Aslında denizde değil, iki üç adım mesafelik kıyısında,
kumda, kalabalığın ortasında durup oynuyorlardı. Denize girip çıkan, kendileri
gibi kumda oynayan ve oturan insanların ortasında, kendi dünyalarına kapanmış
bir haldeydiler. Üç kişilerdi, yani üç çocuktular. Biri, ihtimal yedi sekiz
yaşlarında, beslenmeleri nedeniyle yaşlarına göre daha şişman görünür olan ve hareketleri
yaşlarıyla orantısız bir hantallık taşıyan, kumraldı. Diğer ikisi, aralarında
en fazla iki yaş farkı olan kardeşlerdi. Büyük olan beş-altı, olsa olsa yedi
yaşlarında, küçüğüyse dört, en fazla beşinde olmalıydı. İkisi de esmerdiler,
ama güneşten yandıkları apaçık belliydi. İkisi de, yaşlarına uygun düşen kiloda
gösteriyorlardı.
Kardeş olanların büyüğü, üçlü gruba hâkim tavır ve
hareketleriyle hemen kendini belli ediyordu. Özellikle, büyük ve yaşına göre
kilolu gösteren, yani şişman olan üzerinde belirgin bir hâkimiyete sahip
olduğunu açıkça ortaya koyuyordu. İlk olarak bu durum dikkatimi çekti. Kardeş
olanların büyüğü, mutlaka televizyonda izleyerek etkisinde kaldığı bir takım
dans figürlerini ya da film kahramanlarının hareketlerini taklit ederek hâkimiyetini
görsel bir halde sergiliyordu. Anında, şişman olan, bu figür ya da hareketleri,
biraz acemice de olsa, gönüllü bir boyun eğiş ile tekrarlıyordu. Küçük kardeş,
birkaç hareketi taklit etmek istediyse de, kendine göre bir tavır içinde
olmayı, başına buyruk davranmayı tercih etmiş gibiydi.
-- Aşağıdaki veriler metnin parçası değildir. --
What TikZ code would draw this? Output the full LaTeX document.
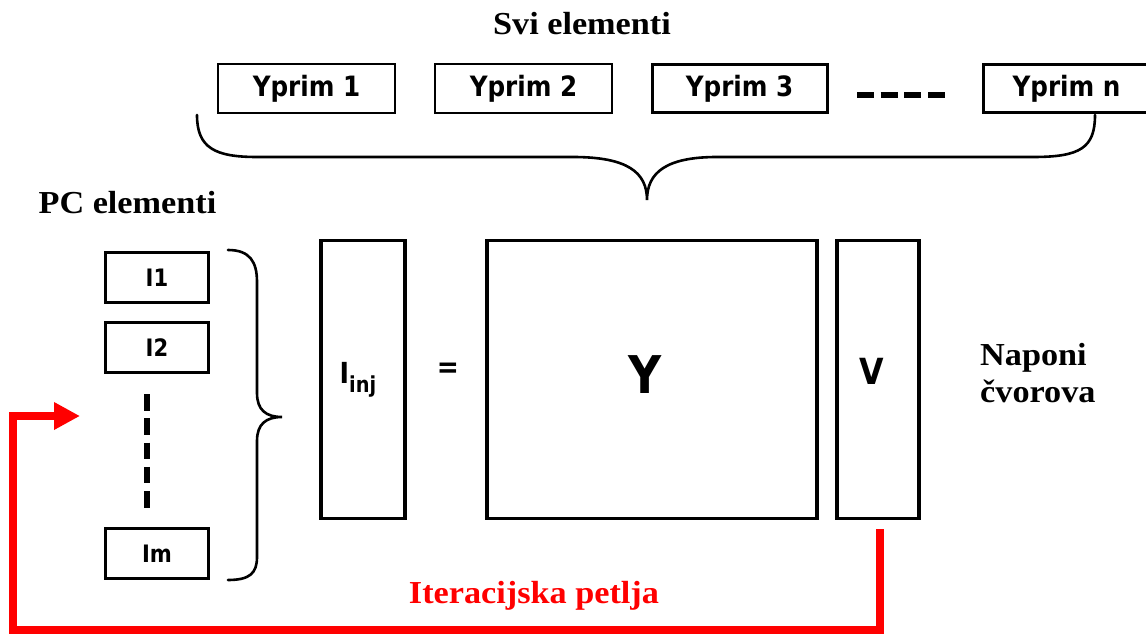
\documentclass[tikz,border=0pt]{standalone}
\usepackage{fontspec}
\setmainfont{Liberation Serif}[FakeStretch=1.07]
\newfontfamily\sansb{DejaVu Sans}[FakeStretch=0.88]
\usetikzlibrary{arrows.meta}
\definecolor{loopred}{RGB}{255,0,0}
\begin{document}
\begin{tikzpicture}[x=1pt,y=-1pt,
  ypbox/.style={draw, line width=2pt, minimum height=48pt, inner sep=0pt,
    font=\sansb\bfseries\fontsize{28}{30}\selectfont},
  ibox/.style={draw, line width=2.6pt, minimum width=103pt, minimum height=50pt, inner sep=0pt,
    font=\sansb\bfseries\fontsize{24}{26}\selectfont},
  matbox/.style={draw, line width=3.5pt, minimum height=278pt, inner sep=0pt},
  sertitle/.style={font=\bfseries\fontsize{32}{36}\selectfont, inner sep=0pt},
  bracestyle/.style={line width=2.6pt, line cap=round},
  dotted3/.style={line width=6pt},
  redloop/.style={draw=loopred, line width=8pt, -{Triangle[length=26pt,width=26pt]}}
]
\useasboundingbox (0,0) rectangle (1146,634);

% top title
\node[sertitle, anchor=base] (svi) at (582,35) {Svi elementi};

% Yprim boxes
\node[ypbox, minimum width=177pt] (yp1) at (306.5,88.5) {Yprim 1};
\node[ypbox, minimum width=177pt] (yp2) at (523.5,88.5) {Yprim 2};
\node[ypbox, minimum width=175pt, line width=3pt] (yp3) at (739.5,88.5) {Yprim 3};
\node[ypbox, minimum width=167pt, line width=3pt] (ypn) at (1066.5,88.5) {Yprim n};
\draw[dotted3, dash pattern=on 17pt off 6.7pt] (857,95) -- (946,95);

% top brace
\draw[bracestyle] (197,115) .. controls (197,148) and (215,157) .. (257,157)
  -- (573,157) .. controls (627,157) and (647,172) .. (647,200)
  .. controls (647,172) and (667,157) .. (717,157)
  -- (1033,157) .. controls (1080,157) and (1095,148) .. (1095,115);

% PC elementi
\node[sertitle, anchor=base] (pc) at (127.5,213) {PC elementi};
\node[ibox] (i1) at (157,277.5) {I1};
\node[ibox] (i2) at (157,347.5) {I2};
\node[ibox] (im) at (157,553.5) {Im};
\draw[dotted3, dash pattern=on 16.5pt off 7.8pt] (147,394) -- (147,509);

% left brace
\draw[bracestyle] (228,250) .. controls (250,250) and (257,262) .. (257,282)
  -- (257,393) .. controls (257,410) and (266,417) .. (282,417)
  .. controls (266,417) and (257,424) .. (257,441)
  -- (257,557) .. controls (257,573) and (250,580) .. (228,580);

% matrix equation
\node[matbox, minimum width=84pt] (iinj) at (363,379.5) {};
\node[font=\sansb\bfseries\fontsize{29}{30}\selectfont, anchor=base, inner sep=0pt] (iinjlbl) at (358,383)
  {I\raisebox{-9pt}{\fontsize{22}{22}\selectfont inj}};
\node[font=\sansb\bfseries\fontsize{30}{30}\selectfont, inner sep=0pt] (eq) at (448,370) {=};
\node[matbox, minimum width=330pt] (ymat) at (652,379.5) {};
\node[font=\sansb\bfseries\fontsize{52}{56}\selectfont, inner sep=0pt, anchor=base] (ylbl) at (645,393) {Y};
\node[matbox, minimum width=82pt] (vvec) at (878,379.5) {};
\node[font=\sansb\bfseries\fontsize{36}{40}\selectfont, inner sep=0pt, anchor=base] (vlbl) at (872,384) {V};

% Naponi cvorova
\node[sertitle, anchor=base west] (nap1) at (980,365) {Naponi};
\node[sertitle, anchor=base west] (nap2) at (980,402) {čvorova};

% iteration loop
\coordinate (rs) at ([xshift=2pt,yshift=-9pt]vvec.south);
\coordinate (rbr) at (880,630);
\coordinate (rbl) at (13,630);
\coordinate (rtl) at (13,416);
\coordinate (rtip) at (80,416);
\draw[redloop] (rs) -- (rbr) -- (rbl) -- (rtl) -- (rtip);
\node[sertitle, anchor=base, text=loopred] (iter) at (534,603) {Iteracijska petlja};
\end{tikzpicture}
\end{document}
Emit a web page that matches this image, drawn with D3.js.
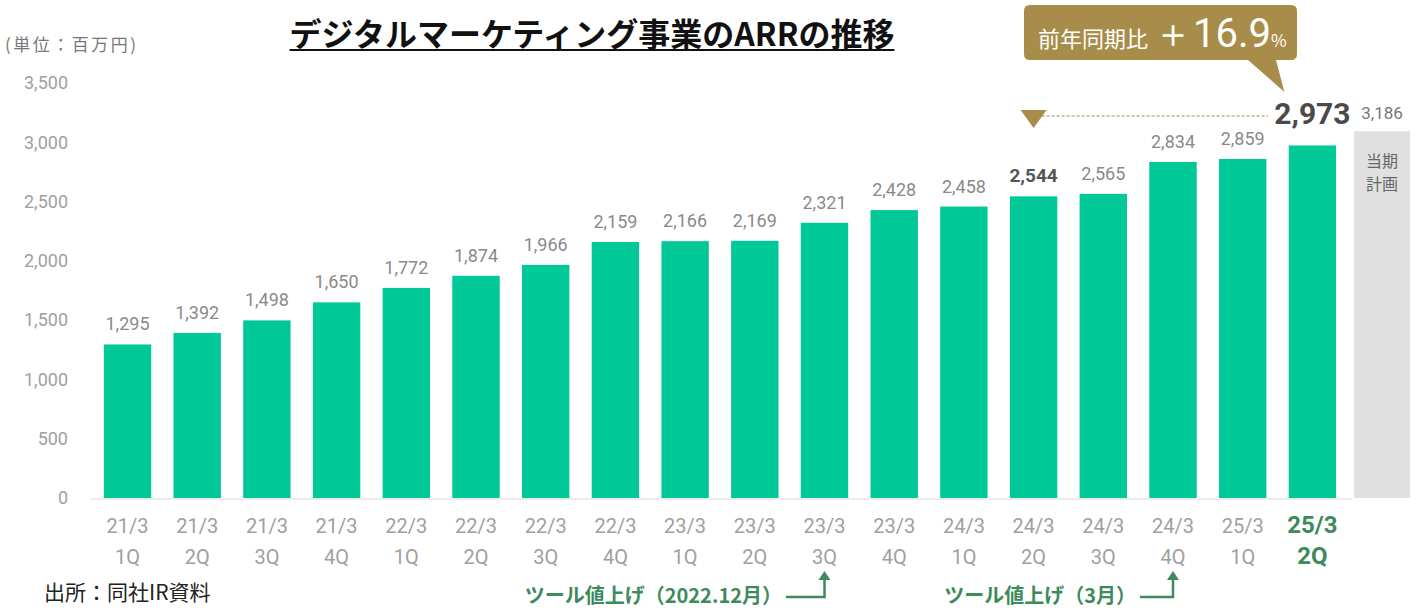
<!DOCTYPE html>
<html>
<head>
<meta charset="utf-8">
<script src="https://cdn.jsdelivr.net/npm/d3@7"></script>
<style>
  body { margin: 0; background: #fff; }
  text { font-family: "Noto Sans CJK JP", "Noto Sans", sans-serif; }
</style>
</head>
<body>
<div id="chart"></div>
<script>
// data
const years = ["21/3","21/3","21/3","21/3","22/3","22/3","22/3","22/3","23/3","23/3","23/3","23/3","24/3","24/3","24/3","24/3","25/3","25/3"];
const quarters = ["1Q","2Q","3Q","4Q","1Q","2Q","3Q","4Q","1Q","2Q","3Q","4Q","1Q","2Q","3Q","4Q","1Q","2Q"];
const arr = [1295,1392,1498,1650,1772,1874,1966,2159,2166,2169,2321,2428,2458,2544,2565,2834,2859,2973];
const planValue = 3186;
const yTicks = [0,500,1000,1500,2000,2500,3000,3500];

const width = 1425, height = 610;
const green = "#00c896";
const gold = "#a88d4a";
const noteGreen = "#3d8a5c";
const numFont = "Roboto, 'Noto Sans', sans-serif";

const svg = d3.select("#chart").append("svg")
  .attr("width", width)
  .attr("height", height);

const slots = arr.map((_, i) => i).concat(["plan"]);

const x = d3.scaleBand()
  .domain(slots)
  .range([92.65, 1416.95])
  .paddingInner(0.32)
  .paddingOuter(0.16);

const y = d3.scaleLinear()
  .domain([0, 3500])
  .range([498, 83]);

// y axis
const yAxis = svg.append("g")
  .attr("transform", "translate(70,0)")
  .call(d3.axisLeft(y).tickValues(yTicks).tickFormat(d3.format(",")).tickSize(0).tickPadding(2));
yAxis.select(".domain").remove();
yAxis.selectAll("text")
  .attr("fill", "#a0a0a0")
  .style("font-size", "18px")
  .style("font-family", numFont);

// baseline
svg.append("line")
  .attr("x1", 90).attr("x2", 1352)
  .attr("y1", y(0) + 1).attr("y2", y(0) + 1)
  .attr("stroke", "#ececec").attr("stroke-width", 2);

// plan bar (gray)
const planW = 56;
const planC = x("plan") + x.bandwidth() / 2;
svg.append("rect")
  .attr("x", planC - planW / 2)
  .attr("y", y(planValue) + 11)
  .attr("width", planW)
  .attr("height", y(0) - y(planValue) - 11)
  .attr("fill", "#e0e0e0");
svg.append("text")
  .attr("x", planC)
  .attr("y", y(planValue) - 1)
  .attr("text-anchor", "middle")
  .attr("fill", "#777")
  .style("font-size", "17px")
  .style("font-family", numFont)
  .text(d3.format(",")(planValue));
svg.append("text")
  .attr("x", planC)
  .attr("y", y(planValue) + 47)
  .attr("text-anchor", "middle")
  .attr("fill", "#666")
  .style("font-size", "16px")
  .selectAll("tspan")
  .data(["当期", "計画"])
  .join("tspan")
  .attr("x", planC)
  .attr("dy", (d, i) => i ? 23 : 0)
  .text(d => d);

// bars
svg.selectAll("rect.bar")
  .data(arr)
  .join("rect")
  .attr("class", "bar")
  .attr("x", (d, i) => x(i))
  .attr("y", d => y(d))
  .attr("width", x.bandwidth())
  .attr("height", d => y(0) - y(d))
  .attr("fill", green);

// value labels
const last = arr.length - 1;
svg.selectAll("text.val")
  .data(arr)
  .join("text")
  .attr("class", "val")
  .attr("x", (d, i) => x(i) + x.bandwidth() / 2)
  .attr("y", (d, i) => y(d) - (i === last ? 21 : 14))
  .attr("text-anchor", "middle")
  .attr("fill", (d, i) => i === 13 ? "#555" : i === last ? "#4a4a4a" : "#8a8a8a")
  .style("font-weight", (d, i) => (i === 13 || i === last) ? "bold" : "normal")
  .style("font-size", (d, i) => i === last ? "30px" : (i === 13 ? "19px" : "18px"))
  .style("font-family", numFont)
  .text(d => d3.format(",")(d));

// x axis labels
const xAxis = svg.append("g")
  .attr("transform", `translate(0,${y(0)})`)
  .call(d3.axisBottom(x).tickValues(arr.map((_, i) => i)).tickSize(0).tickFormat(""));
xAxis.select(".domain").remove();
xAxis.selectAll(".tick").each(function(i) {
  const t = d3.select(this).append("text")
    .attr("text-anchor", "middle")
    .attr("fill", i === last ? noteGreen : "#a0a0a0")
    .style("font-weight", i === last ? "bold" : "normal")
    .style("font-size", i === last ? "24px" : "20px")
    .style("font-family", numFont);
  t.append("tspan").attr("x", 0).attr("y", 35).text(years[i]);
  t.append("tspan").attr("x", 0).attr("y", 66).text(quarters[i]);
});

// title
const title = svg.append("text")
  .attr("x", 592)
  .attr("y", 46)
  .attr("text-anchor", "middle")
  .attr("fill", "#111")
  .style("font-size", "32px")
  .style("font-weight", "bold")
  .text("デジタルマーケティング事業のARRの推移");
const tb = title.node().getBBox();
svg.append("line")
  .attr("x1", tb.x).attr("x2", tb.x + tb.width)
  .attr("y1", 50).attr("y2", 50)
  .attr("stroke", "#111").attr("stroke-width", 2);

// unit
svg.append("text")
  .attr("x", 5).attr("y", 51)
  .attr("fill", "#777")
  .style("font-size", "17px")
  .style("letter-spacing", "2.5px")
  .text("(単位：百万円)");

// source
svg.append("text")
  .attr("x", 44).attr("y", 600)
  .attr("fill", "#222")
  .style("font-size", "21px")
  .text("出所：同社IR資料");

// callout
const tipX = x(last) + x.bandwidth() / 2 - 28;
svg.append("path")
  .attr("d", `M1030,5 H1291 Q1297,5 1297,11 V54 Q1297,60 1291,60 H1276 L${tipX},92 L1248,60 H1030 Q1024,60 1024,54 V11 Q1024,5 1030,5 Z`)
  .attr("fill", gold);
const ct = svg.append("text")
  .attr("x", 1038).attr("y", 47)
  .attr("fill", "#fff");
ct.append("tspan").style("font-size", "22px").text("前年同期比 ");
ct.append("tspan").style("font-size", "40px").style("font-family", numFont).text("＋16.9");
ct.append("tspan").style("font-size", "17px").text("%");

// dashed comparison line and triangle
const cmpX = x(13) + x.bandwidth() / 2;
svg.append("line")
  .attr("x1", cmpX + 8).attr("x2", 1268)
  .attr("y1", 116).attr("y2", 116)
  .attr("stroke", gold).attr("stroke-width", 1)
  .attr("stroke-dasharray", "3,2");
svg.append("path")
  .attr("d", `M${cmpX - 13},110 L${cmpX + 13},110 L${cmpX},128 Z`)
  .attr("fill", gold);

// bottom notes
function note(label, textEnd, idx) {
  const cx = x(idx) + x.bandwidth() / 2;
  svg.append("text")
    .attr("x", textEnd).attr("y", 603)
    .attr("text-anchor", "end")
    .attr("fill", noteGreen)
    .style("font-size", "20px")
    .style("font-weight", "bold")
    .text(label);
  svg.append("path")
    .attr("d", `M${textEnd + 4},597 H${cx} V578`)
    .attr("fill", "none")
    .attr("stroke", noteGreen)
    .attr("stroke-width", 2.5);
  svg.append("path")
    .attr("d", `M${cx - 6},580 L${cx + 6},580 L${cx},571 Z`)
    .attr("fill", noteGreen);
}
note("ツール値上げ（2022.12月）", 782, 10);
note("ツール値上げ（3月）", 1136, 15);
</script>
</body>
</html>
Biraz sonra, kardeşlerden büyük olan, kumda bir şeyler
yapmak üzere harekete geçti. Şişman olana bir şeyler söylüyor, daha doğrusu ona
buyuruyor, o da heyecanla koşup, zorlukla bulabildiği bir taşı getiriyordu. Ya
da, tasarladığı şeyi yapmak üzere şişmandan kum istiyor ve isteği derhal yerine
getiriliyordu. Ne yapmak istedikleri pek belli olmasa da, kumu yararak
oluşturdukları tümseklere bakılınca, etrafı çevrili bir kale tasarlamış
olabilecekleri tahminini güçlendiriyordu. Ne var ki küçük olan, buyruklara
uymak şöyle dursun, çok geçmeden adeta bir başkaldırıyı çağrıştırır davranışlar
sergilemeye başladı. Bu arada, kardeşlerden büyüğüyle aynı yaşta gösteren bir
dördüncü çocuk gruba katılma hamlesinde bulundu. Fakat büyük kardeş, içgüdüsel
bir tepkiyle onun kendi grubuna katılmasını tasvip etmeyen bir tavırda bulundu.
Çünkü dördüncü çocuk, daha işin başında hâkimiyeti elde edici izlenimi veren
söz ve davranış gösterir gibiydi. Bir yerlerden bulup getirdiği plastik, mavi
renkli küçük bir küreği, bahşiş ya da rüşvet kabilinden sunmak istediyse de,
büyük kardeş bunu kabul etmeyerek, onu adeta dışladı.
Bir süre sonra, kumda oynamaktan usanmış ya da zevk
almamış olmalılar ki, denize yöneldiler. Bunu fırsat bilen kardeşlerden küçük
olanı, yapmaya çalıştıkları kaleyi ve çevresini bozmaya verdi kendini.
Elbette bu bir oyundu görünüşüyle. Belli yaşlara gelmiş,
birtakım tecrübeler yaşayıp onlardan sonuçlar çıkartmış insanlardan meydana
gelen topluluk ve toplumlar da yapıp ettikleriyle, aslında hayatın kıyısında,
dünya kumunda bir süreliğine oyun oynamıyorlar mıydı Kimi hükmederek, kimi
uysalca boyun eğerek, kimisi itiraz ederek, çıngar çıkartarak, kimisi de bir
takım şeyleri kullanarak bu oyuna katılmak için fırsat kollamıyorlar mıydı
Ed-dünya laibün: Dünya bir oyun yeri dir kuşkusuz. Bu oyunu anlamlı ya da
anlamsız ve değerli ya da değersiz kılmak insanın elinde olmalı.